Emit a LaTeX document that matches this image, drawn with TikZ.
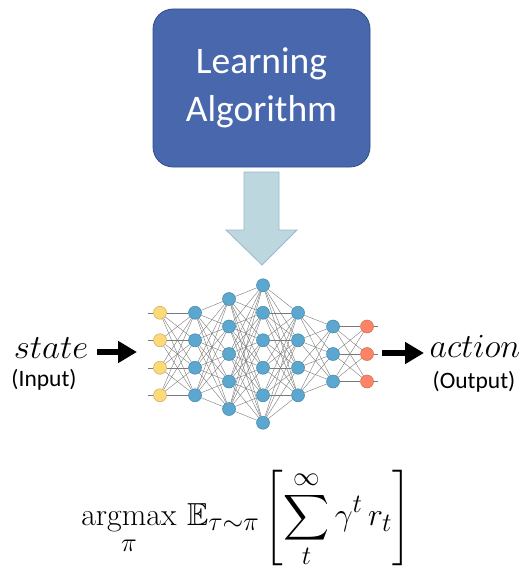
\documentclass[tikz,border=0pt]{standalone}
\usepackage{graphicx}
\usepackage{amsmath,amssymb}
\usepackage{fontspec}
\newfontfamily\calibri{Carlito}
\usetikzlibrary{arrows.meta}
\definecolor{boxblue}{HTML}{4967AC}
\definecolor{boxedge}{HTML}{2F4F8A}
\definecolor{arrfill}{HTML}{BDD7DE}
\definecolor{arredge}{HTML}{9DB5D0}
\definecolor{nyellow}{HTML}{FDD978}
\definecolor{nyellowe}{HTML}{C9A85E}
\definecolor{nblue}{HTML}{5CA7CF}
\definecolor{nbluee}{HTML}{3F86AA}
\definecolor{nred}{HTML}{FB8466}
\definecolor{nrede}{HTML}{D8654B}
\definecolor{edgegray}{HTML}{7A7A7A}
\tikzset{
  algbox/.style={draw=boxedge, line width=0.8pt, fill=boxblue, rounded corners=20pt,
    minimum width=217pt, minimum height=158pt, text=white, align=center,
    font=\calibri\fontsize{37.5}{48}\selectfont},
  blockarrow/.style={draw=arredge, line width=0.8pt, fill=arrfill},
  neuron/.style={circle, inner sep=0pt, minimum size=13pt, line width=0.5pt},
  inn/.style={neuron, fill=nyellow, draw=nyellowe},
  hid/.style={neuron, fill=nblue, draw=nbluee},
  outn/.style={neuron, fill=nred, draw=nrede},
  edge/.style={draw=edgegray, line width=0.4pt},
  bigarrow/.style={line width=6pt, -{Triangle[length=19pt,width=21pt]}},
  smalllbl/.style={font=\calibri\fontsize{23.5}{28}\selectfont},
}
\begin{document}
\begin{tikzpicture}[x=1pt,y=-1pt]
\useasboundingbox (0,0) rectangle (527,572);
% learning algorithm box
\node[algbox] (alg) at (261.5,88) {Learning\\Algorithm};
% block arrow
\draw[blockarrow] (244,172) -- (279,172) -- (279,230) -- (297,230) -- (262,265)
  -- (226,230) -- (244,230) -- cycle;
% neurons
\foreach \l/\x/\n/\s in {1/160/4/inn,2/195/4/hid,3/229/5/hid,4/263/6/hid,5/298/4/hid,6/333/3/hid,7/367/3/outn}{
  \foreach \i in {1,...,\n}{
    \node[\s] (n\l-\i) at (\x,{354+(\i-(\n+1)/2)*27.5}) {};
  }
}
% connections
\foreach \a/\na/\b/\nb in {1/4/2/4,2/4/3/5,3/5/4/6,4/6/5/4,5/4/6/3,6/3/7/3}{
  \foreach \i in {1,...,\na}{
    \foreach \j in {1,...,\nb}{
      \draw[edge] (n\a-\i) -- (n\b-\j);
    }
  }
}
% input / output stubs
\foreach \i in {1,...,4}{
  \coordinate (in\i) at (148,{354+(\i-2.5)*27.5});
  \draw[edge] (in\i) -- (n1-\i);
}
\foreach \i in {1,...,3}{
  \coordinate (out\i) at (378,{354+(\i-2)*27.5});
  \draw[edge] (n7-\i) -- (out\i);
}
% labels
\node[anchor=base] (state) at (51,358) {\scalebox{1.4}[1.36]{\Huge$state$}};
\node[smalllbl] (input) at (44,380) {(Input)};
\node[anchor=base] (action) at (475,357) {\scalebox{1.36}{\Huge$action$}};
\node[smalllbl] (output) at (474,382) {(Output)};
\coordinate (sa1) at (97,352);
\coordinate (sa2) at (137,352);
\coordinate (aa1) at (382,353);
\coordinate (aa2) at (424,353);
\draw[bigarrow] (sa1) -- (sa2);
\draw[bigarrow] (aa1) -- (aa2);
% objective
\node (obj) at (246,519) {\scalebox{1.28}{\Huge
  $\displaystyle \operatorname*{argmax}_{\pi}\, \mathbb{E}_{\tau\sim\pi}\left[\sum_{t}^{\infty}\gamma^{t}\, r_{t}\right]$}};
\end{tikzpicture}
\end{document}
-----
The problem:
Output a faithful copy of the data, with each picture left out.

Output for this exercise:
Emit a LaTeX document that matches this image, drawn with TikZ.
\documentclass[tikz,border=0pt]{standalone}
\usepackage{graphicx}
\usepackage{amsmath,amssymb}
\usepackage{fontspec}
\newfontfamily\calibri{Carlito}
\usetikzlibrary{arrows.meta}
\definecolor{boxblue}{HTML}{4967AC}
\definecolor{boxedge}{HTML}{2F4F8A}
\definecolor{arrfill}{HTML}{BDD7DE}
\definecolor{arredge}{HTML}{9DB5D0}
\definecolor{nyellow}{HTML}{FDD978}
\definecolor{nyellowe}{HTML}{C9A85E}
\definecolor{nblue}{HTML}{5CA7CF}
\definecolor{nbluee}{HTML}{3F86AA}
\definecolor{nred}{HTML}{FB8466}
\definecolor{nrede}{HTML}{D8654B}
\definecolor{edgegray}{HTML}{7A7A7A}
\tikzset{
  algbox/.style={draw=boxedge, line width=0.8pt, fill=boxblue, rounded corners=20pt,
    minimum width=217pt, minimum height=158pt, text=white, align=center,
    font=\calibri\fontsize{37.5}{48}\selectfont},
  blockarrow/.style={draw=arredge, line width=0.8pt, fill=arrfill},
  neuron/.style={circle, inner sep=0pt, minimum size=13pt, line width=0.5pt},
  inn/.style={neuron, fill=nyellow, draw=nyellowe},
  hid/.style={neuron, fill=nblue, draw=nbluee},
  outn/.style={neuron, fill=nred, draw=nrede},
  edge/.style={draw=edgegray, line width=0.4pt},
  bigarrow/.style={line width=6pt, -{Triangle[length=19pt,width=21pt]}},
  smalllbl/.style={font=\calibri\fontsize{23.5}{28}\selectfont},
}
\begin{document}
\begin{tikzpicture}[x=1pt,y=-1pt]
\useasboundingbox (0,0) rectangle (527,572);
% learning algorithm box
\node[algbox] (alg) at (261.5,88) {Learning\\Algorithm};
% block arrow
\draw[blockarrow] (244,172) -- (279,172) -- (279,230) -- (297,230) -- (262,265)
  -- (226,230) -- (244,230) -- cycle;
% neurons
\foreach \l/\x/\n/\s in {1/160/4/inn,2/195/4/hid,3/229/5/hid,4/263/6/hid,5/298/4/hid,6/333/3/hid,7/367/3/outn}{
  \foreach \i in {1,...,\n}{
    \node[\s] (n\l-\i) at (\x,{354+(\i-(\n+1)/2)*27.5}) {};
  }
}
% connections
\foreach \a/\na/\b/\nb in {1/4/2/4,2/4/3/5,3/5/4/6,4/6/5/4,5/4/6/3,6/3/7/3}{
  \foreach \i in {1,...,\na}{
    \foreach \j in {1,...,\nb}{
      \draw[edge] (n\a-\i) -- (n\b-\j);
    }
  }
}
% input / output stubs
\foreach \i in {1,...,4}{
  \coordinate (in\i) at (148,{354+(\i-2.5)*27.5});
  \draw[edge] (in\i) -- (n1-\i);
}
\foreach \i in {1,...,3}{
  \coordinate (out\i) at (378,{354+(\i-2)*27.5});
  \draw[edge] (n7-\i) -- (out\i);
}
% labels
\node[anchor=base] (state) at (51,358) {\scalebox{1.4}[1.36]{\Huge$state$}};
\node[smalllbl] (input) at (44,380) {(Input)};
\node[anchor=base] (action) at (475,357) {\scalebox{1.36}{\Huge$action$}};
\node[smalllbl] (output) at (474,382) {(Output)};
\coordinate (sa1) at (97,352);
\coordinate (sa2) at (137,352);
\coordinate (aa1) at (382,353);
\coordinate (aa2) at (424,353);
\draw[bigarrow] (sa1) -- (sa2);
\draw[bigarrow] (aa1) -- (aa2);
% objective
\node (obj) at (246,519) {\scalebox{1.28}{\Huge
  $\displaystyle \operatorname*{argmax}_{\pi}\, \mathbb{E}_{\tau\sim\pi}\left[\sum_{t}^{\infty}\gamma^{t}\, r_{t}\right]$}};
\end{tikzpicture}
\end{document}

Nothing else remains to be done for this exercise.